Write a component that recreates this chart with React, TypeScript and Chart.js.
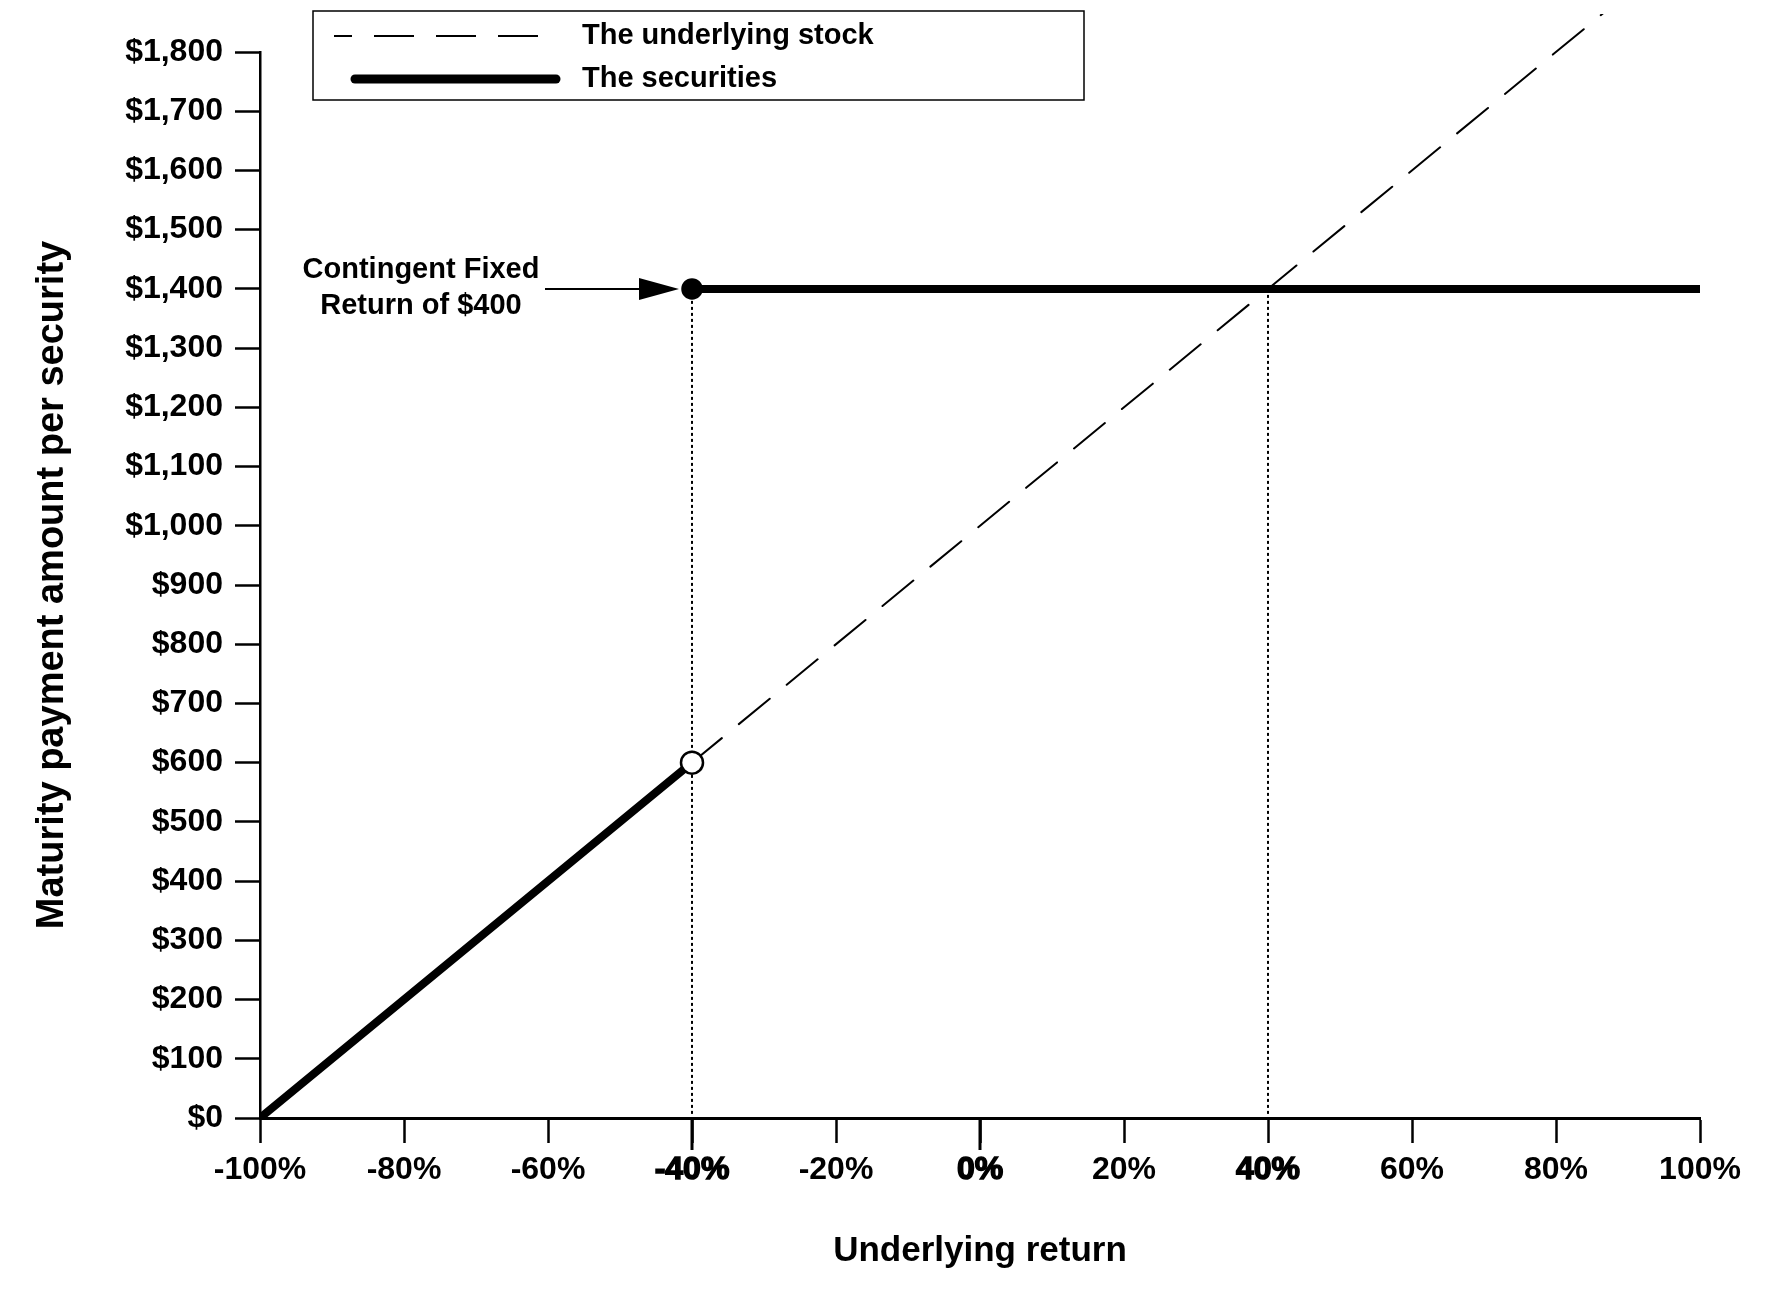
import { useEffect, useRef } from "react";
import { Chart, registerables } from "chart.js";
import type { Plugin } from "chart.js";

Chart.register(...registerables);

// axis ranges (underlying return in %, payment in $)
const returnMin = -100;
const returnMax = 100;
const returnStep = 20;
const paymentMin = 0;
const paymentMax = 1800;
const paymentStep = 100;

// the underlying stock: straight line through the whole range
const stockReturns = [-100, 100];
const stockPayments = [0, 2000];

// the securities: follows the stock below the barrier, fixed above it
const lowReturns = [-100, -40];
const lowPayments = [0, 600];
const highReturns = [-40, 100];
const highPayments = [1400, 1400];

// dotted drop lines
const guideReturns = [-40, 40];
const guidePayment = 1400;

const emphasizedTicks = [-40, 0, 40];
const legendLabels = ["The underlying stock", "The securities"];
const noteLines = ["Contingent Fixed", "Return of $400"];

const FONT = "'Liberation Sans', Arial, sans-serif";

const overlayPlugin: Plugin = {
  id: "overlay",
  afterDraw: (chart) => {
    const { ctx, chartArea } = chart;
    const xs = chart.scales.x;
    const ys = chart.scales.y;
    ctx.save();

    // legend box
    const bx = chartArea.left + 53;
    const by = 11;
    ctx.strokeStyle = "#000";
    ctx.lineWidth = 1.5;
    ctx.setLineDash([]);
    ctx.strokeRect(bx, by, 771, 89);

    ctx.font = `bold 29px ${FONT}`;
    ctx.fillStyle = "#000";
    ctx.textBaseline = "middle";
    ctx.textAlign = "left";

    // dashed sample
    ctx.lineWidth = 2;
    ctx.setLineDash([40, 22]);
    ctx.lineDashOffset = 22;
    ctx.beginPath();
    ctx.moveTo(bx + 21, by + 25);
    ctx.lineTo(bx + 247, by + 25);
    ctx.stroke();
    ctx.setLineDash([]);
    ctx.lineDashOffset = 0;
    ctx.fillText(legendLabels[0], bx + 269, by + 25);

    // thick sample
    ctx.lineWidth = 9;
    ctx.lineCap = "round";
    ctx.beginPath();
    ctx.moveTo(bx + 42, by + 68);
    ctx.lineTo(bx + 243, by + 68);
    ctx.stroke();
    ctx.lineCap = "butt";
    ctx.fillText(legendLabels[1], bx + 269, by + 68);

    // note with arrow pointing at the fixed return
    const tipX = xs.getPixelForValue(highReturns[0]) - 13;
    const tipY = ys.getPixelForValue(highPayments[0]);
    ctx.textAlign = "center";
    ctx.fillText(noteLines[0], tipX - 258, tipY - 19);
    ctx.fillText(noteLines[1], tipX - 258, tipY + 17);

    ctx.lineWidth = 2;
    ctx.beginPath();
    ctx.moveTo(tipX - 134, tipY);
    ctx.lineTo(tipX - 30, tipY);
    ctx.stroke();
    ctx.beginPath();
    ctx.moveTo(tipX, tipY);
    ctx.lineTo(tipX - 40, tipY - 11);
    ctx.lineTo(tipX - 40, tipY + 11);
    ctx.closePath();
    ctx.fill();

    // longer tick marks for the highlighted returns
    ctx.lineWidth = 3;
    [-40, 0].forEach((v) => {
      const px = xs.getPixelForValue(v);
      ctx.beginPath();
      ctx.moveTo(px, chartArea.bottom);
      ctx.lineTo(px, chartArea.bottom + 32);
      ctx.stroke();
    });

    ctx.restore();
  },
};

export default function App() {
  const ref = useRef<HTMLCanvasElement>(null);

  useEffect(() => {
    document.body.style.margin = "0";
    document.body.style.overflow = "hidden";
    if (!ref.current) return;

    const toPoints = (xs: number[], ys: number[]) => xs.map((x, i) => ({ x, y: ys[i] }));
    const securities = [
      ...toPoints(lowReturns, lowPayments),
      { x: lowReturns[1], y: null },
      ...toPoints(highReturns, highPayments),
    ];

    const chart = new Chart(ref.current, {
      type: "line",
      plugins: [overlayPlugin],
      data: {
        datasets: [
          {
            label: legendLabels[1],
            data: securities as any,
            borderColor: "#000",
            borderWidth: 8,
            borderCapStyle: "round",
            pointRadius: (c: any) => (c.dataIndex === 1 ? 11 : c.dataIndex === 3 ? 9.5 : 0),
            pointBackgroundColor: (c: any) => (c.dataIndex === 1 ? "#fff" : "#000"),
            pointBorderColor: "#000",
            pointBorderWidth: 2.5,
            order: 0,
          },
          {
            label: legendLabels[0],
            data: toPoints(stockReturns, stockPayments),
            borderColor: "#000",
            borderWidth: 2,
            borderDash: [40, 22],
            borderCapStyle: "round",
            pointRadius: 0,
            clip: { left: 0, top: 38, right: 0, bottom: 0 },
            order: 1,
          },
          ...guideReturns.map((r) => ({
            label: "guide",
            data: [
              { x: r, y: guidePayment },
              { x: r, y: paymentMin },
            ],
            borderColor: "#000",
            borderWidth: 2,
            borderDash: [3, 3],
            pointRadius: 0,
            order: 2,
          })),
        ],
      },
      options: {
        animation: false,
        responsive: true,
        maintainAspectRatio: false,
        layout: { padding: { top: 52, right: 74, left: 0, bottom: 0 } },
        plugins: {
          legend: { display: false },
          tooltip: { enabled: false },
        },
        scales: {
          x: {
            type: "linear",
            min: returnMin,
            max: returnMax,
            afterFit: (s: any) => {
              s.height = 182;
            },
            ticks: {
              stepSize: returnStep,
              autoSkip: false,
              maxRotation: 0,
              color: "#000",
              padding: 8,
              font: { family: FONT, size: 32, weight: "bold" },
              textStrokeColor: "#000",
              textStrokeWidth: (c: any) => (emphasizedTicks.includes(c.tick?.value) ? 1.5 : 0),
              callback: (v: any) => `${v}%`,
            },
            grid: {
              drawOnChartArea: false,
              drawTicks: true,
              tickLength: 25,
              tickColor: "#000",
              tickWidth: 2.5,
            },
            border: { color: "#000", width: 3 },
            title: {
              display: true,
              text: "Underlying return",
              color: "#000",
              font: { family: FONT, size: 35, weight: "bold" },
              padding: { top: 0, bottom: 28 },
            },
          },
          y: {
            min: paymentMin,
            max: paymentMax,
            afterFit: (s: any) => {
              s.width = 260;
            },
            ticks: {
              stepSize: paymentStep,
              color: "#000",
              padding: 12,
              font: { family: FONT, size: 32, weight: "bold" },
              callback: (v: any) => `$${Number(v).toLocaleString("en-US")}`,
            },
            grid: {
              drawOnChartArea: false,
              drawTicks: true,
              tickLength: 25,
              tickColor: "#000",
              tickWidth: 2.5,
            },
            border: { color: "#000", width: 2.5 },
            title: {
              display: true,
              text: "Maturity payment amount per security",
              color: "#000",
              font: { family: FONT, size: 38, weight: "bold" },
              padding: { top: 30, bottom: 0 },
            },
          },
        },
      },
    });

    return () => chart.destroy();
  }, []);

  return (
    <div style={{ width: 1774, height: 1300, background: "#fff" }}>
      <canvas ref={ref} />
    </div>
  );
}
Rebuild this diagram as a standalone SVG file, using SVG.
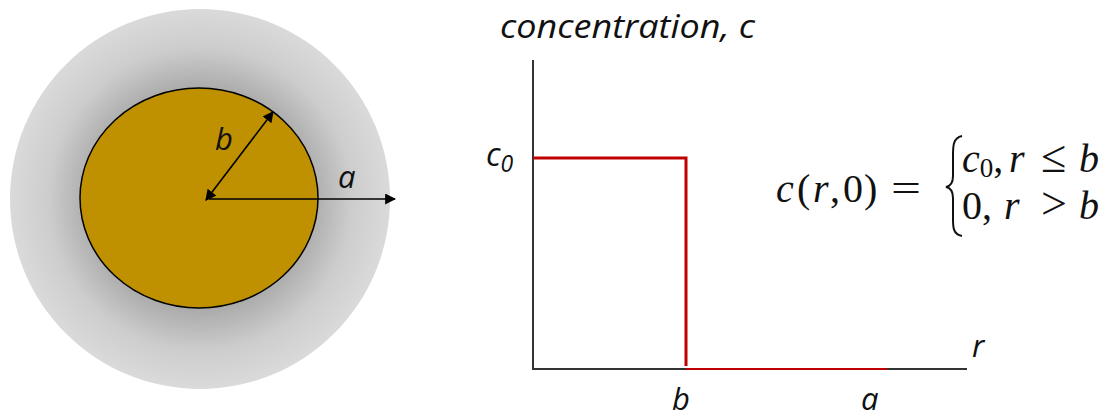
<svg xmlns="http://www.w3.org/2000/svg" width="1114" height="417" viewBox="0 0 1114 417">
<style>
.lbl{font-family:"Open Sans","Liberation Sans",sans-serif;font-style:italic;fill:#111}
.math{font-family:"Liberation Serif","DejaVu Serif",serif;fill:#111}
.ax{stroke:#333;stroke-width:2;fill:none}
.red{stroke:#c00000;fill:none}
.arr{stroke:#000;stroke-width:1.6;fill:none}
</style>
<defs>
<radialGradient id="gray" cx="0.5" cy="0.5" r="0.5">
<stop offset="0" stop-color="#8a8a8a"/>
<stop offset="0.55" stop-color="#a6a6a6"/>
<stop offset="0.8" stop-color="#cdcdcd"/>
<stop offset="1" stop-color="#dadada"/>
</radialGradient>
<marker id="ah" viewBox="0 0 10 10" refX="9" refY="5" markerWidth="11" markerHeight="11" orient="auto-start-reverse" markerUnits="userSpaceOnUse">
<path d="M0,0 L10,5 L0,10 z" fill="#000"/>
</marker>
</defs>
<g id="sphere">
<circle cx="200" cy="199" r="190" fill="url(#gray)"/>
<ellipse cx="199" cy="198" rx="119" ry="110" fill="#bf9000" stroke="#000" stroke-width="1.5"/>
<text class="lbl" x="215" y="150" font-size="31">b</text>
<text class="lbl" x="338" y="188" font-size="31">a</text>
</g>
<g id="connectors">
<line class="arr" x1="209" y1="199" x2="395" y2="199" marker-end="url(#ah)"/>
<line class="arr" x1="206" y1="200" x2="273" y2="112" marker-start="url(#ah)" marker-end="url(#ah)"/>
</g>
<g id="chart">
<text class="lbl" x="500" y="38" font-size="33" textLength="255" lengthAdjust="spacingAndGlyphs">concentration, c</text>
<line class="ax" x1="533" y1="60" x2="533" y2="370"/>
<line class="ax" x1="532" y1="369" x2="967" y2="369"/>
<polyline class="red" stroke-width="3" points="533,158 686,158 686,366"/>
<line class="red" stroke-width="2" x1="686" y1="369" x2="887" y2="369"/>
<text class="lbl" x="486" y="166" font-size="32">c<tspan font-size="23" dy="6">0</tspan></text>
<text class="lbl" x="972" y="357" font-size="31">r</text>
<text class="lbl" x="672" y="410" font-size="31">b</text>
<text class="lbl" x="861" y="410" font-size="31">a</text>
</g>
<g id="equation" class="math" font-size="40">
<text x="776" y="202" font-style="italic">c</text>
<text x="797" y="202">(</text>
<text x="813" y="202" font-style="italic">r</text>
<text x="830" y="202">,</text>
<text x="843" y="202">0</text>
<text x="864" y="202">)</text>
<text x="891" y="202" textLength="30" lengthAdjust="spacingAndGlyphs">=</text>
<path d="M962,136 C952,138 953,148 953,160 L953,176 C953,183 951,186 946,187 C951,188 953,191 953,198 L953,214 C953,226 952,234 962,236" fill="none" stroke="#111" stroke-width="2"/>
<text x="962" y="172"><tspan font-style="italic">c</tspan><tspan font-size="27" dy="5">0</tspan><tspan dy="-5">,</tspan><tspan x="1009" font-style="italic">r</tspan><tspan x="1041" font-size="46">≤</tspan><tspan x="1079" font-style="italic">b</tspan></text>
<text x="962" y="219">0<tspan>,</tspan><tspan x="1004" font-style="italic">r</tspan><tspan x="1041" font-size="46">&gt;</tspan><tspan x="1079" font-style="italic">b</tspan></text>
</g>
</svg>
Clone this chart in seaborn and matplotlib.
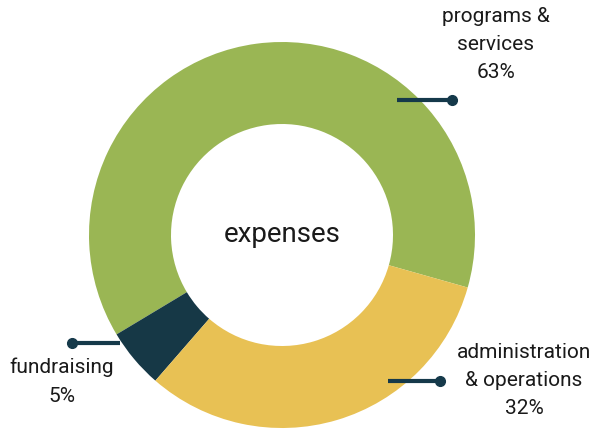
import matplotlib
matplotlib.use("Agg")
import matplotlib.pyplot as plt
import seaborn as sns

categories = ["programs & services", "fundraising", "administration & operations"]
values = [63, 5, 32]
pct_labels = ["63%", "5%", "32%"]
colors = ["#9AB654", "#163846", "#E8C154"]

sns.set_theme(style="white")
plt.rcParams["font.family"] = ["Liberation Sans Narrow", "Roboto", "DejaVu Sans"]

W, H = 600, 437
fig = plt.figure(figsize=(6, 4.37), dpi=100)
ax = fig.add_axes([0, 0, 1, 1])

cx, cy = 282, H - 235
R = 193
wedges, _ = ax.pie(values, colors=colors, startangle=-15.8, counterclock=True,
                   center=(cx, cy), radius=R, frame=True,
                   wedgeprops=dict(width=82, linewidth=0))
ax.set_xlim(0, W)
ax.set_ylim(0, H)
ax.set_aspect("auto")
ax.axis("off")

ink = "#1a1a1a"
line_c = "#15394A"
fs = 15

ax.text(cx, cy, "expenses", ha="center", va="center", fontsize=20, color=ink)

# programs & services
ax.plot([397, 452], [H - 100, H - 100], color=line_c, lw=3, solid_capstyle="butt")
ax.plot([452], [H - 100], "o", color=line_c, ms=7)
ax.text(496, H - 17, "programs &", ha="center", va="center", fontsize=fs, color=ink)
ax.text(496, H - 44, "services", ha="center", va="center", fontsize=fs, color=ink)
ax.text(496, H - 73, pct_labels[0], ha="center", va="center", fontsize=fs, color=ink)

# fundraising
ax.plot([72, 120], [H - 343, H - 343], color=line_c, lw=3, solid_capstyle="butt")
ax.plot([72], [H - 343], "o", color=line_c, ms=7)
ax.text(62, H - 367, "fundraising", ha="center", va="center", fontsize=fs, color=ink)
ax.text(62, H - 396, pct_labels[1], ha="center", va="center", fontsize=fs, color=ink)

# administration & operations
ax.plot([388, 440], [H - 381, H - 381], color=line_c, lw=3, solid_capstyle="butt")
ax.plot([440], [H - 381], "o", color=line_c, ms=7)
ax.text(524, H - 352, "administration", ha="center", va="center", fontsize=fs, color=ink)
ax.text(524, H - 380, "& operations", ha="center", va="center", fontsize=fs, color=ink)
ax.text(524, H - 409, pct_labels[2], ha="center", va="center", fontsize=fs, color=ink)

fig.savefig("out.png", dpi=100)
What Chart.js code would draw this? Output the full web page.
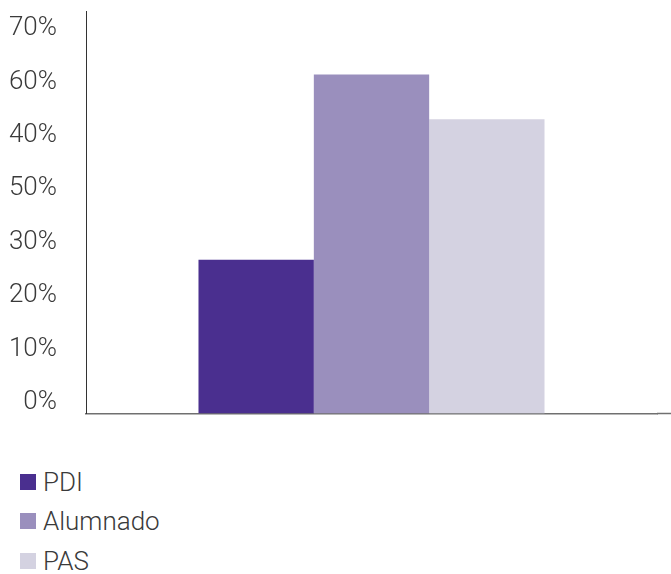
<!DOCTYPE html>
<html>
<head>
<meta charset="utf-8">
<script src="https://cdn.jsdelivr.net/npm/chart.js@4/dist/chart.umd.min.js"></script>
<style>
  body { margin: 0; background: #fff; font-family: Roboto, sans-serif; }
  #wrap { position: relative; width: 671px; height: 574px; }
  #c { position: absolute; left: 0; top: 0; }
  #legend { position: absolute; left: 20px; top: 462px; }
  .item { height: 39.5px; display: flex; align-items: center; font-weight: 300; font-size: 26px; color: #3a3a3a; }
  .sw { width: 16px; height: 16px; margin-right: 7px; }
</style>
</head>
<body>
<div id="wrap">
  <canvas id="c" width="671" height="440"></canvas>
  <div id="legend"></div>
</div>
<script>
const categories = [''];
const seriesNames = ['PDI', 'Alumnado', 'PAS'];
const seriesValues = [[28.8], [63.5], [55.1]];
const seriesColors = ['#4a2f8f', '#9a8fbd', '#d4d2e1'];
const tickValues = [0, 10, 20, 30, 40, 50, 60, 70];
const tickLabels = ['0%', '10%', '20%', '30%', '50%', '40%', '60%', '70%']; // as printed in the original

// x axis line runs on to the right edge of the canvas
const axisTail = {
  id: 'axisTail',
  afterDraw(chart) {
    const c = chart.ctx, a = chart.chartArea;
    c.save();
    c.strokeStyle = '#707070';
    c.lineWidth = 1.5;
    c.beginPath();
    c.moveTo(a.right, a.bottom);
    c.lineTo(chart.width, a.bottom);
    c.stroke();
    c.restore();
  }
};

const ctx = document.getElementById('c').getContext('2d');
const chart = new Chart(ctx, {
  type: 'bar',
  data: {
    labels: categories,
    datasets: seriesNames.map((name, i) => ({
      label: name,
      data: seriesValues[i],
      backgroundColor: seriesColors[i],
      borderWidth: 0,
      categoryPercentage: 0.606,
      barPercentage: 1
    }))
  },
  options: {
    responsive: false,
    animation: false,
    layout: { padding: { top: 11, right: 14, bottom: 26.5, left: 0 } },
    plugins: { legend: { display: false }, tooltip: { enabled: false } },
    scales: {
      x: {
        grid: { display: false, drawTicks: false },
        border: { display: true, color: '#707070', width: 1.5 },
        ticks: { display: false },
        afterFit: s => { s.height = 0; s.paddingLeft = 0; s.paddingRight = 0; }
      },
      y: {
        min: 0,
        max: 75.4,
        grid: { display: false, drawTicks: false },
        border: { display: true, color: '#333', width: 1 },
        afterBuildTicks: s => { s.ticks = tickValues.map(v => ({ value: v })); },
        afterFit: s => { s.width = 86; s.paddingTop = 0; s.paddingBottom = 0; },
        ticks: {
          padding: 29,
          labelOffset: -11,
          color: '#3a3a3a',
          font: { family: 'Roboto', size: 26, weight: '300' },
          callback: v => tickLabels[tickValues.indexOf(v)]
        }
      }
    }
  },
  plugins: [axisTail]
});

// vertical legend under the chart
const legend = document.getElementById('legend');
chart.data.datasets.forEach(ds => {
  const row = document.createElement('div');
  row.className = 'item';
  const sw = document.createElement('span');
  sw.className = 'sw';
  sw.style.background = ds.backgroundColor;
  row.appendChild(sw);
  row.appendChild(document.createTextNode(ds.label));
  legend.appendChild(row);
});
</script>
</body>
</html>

..........

GIVEN TASK:
Without the pictures, repeat the entries above line by line, from the first through the one that contains "Chart.register(...registerables);", both ends included.

SOLUTION TO THIS TASK:
Write a component that recreates this chart with React, TypeScript and Chart.js.
import { useEffect, useRef } from "react";
import { Chart, registerables } from "chart.js";
import type { Plugin } from "chart.js";

Chart.register(...registerables);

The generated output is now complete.